At the age of 74, Height founded an event called the Black Family Reunion.
She said she did it in response to what she felt was negative publicity about African-American families.
The Black Family Reunion has since become an annual celebration in Washington, D.C.
It’s designed to teach people about the important role the family has played throughout African-American history.
In 1993, Dorothy Height was inducted into the National Women’s Hall of Fame.
In 1994, President Clinton presented her with the Presidential Medal of Freedom, which is the nation’s highest civilian honor.
And in 2004, she received the Congressional Gold Medal — the highest honor a US civilian can receive from Congress.
In 2008, when Barack Obama became the first African-American ever elected President of the United States, Dorothy Height told a Washington, D.C., TV station that she was overwhelmed with emotion.
“People ask me, did I ever dream it would happen,” Height said. “I said, ‘If you didn’t have the dream, you couldn’t have worked on it.’”

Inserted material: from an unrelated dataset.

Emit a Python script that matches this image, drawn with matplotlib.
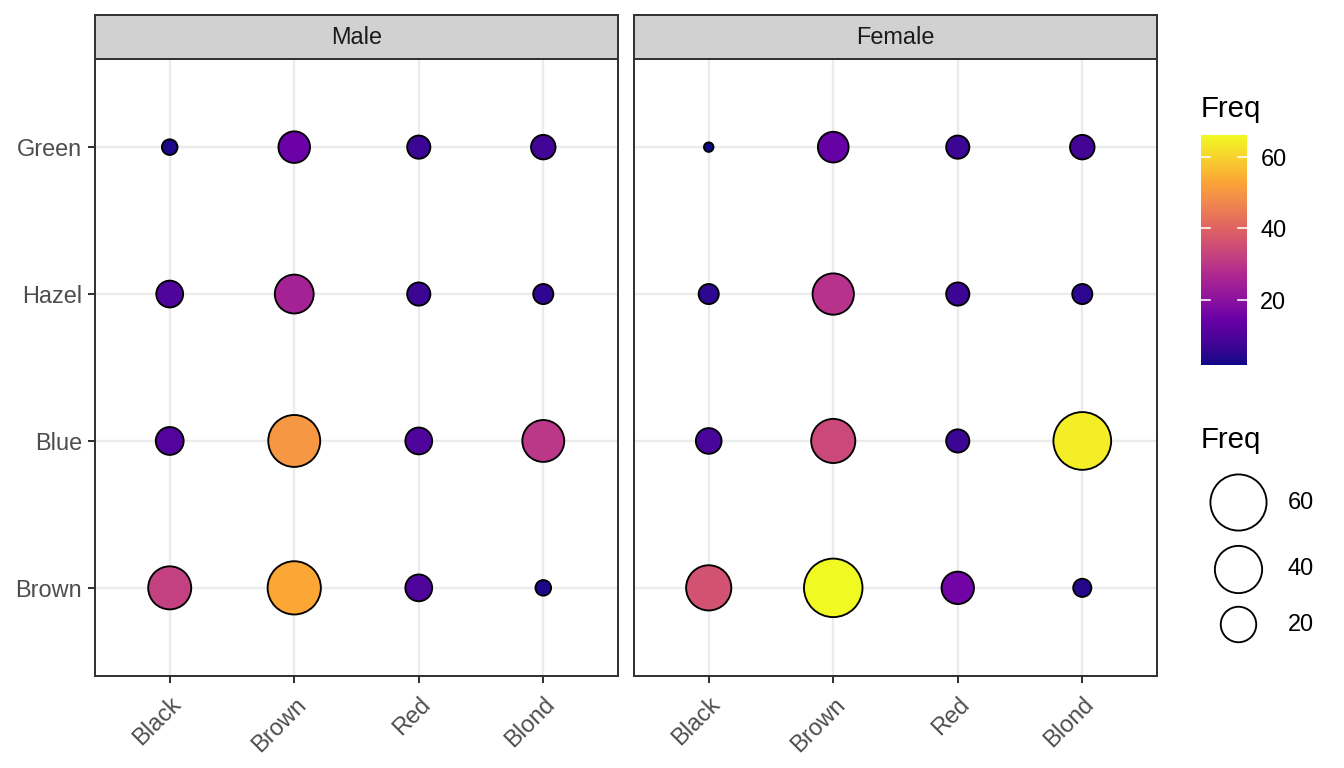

Dorothy Height passed away on April 20, 2010 in Washington, D.C.
She was 98 years old.
“We remember her for all she did over a lifetime,” President Obama said at her funeral. “To make us see the drive for civil rights and women’s rights not as a separate struggle, but as part of a larger movement to secure the rights of all humanity.
“Let us honor her life,” he continued, “by changing this country for the better, as long as we are blessed to live.”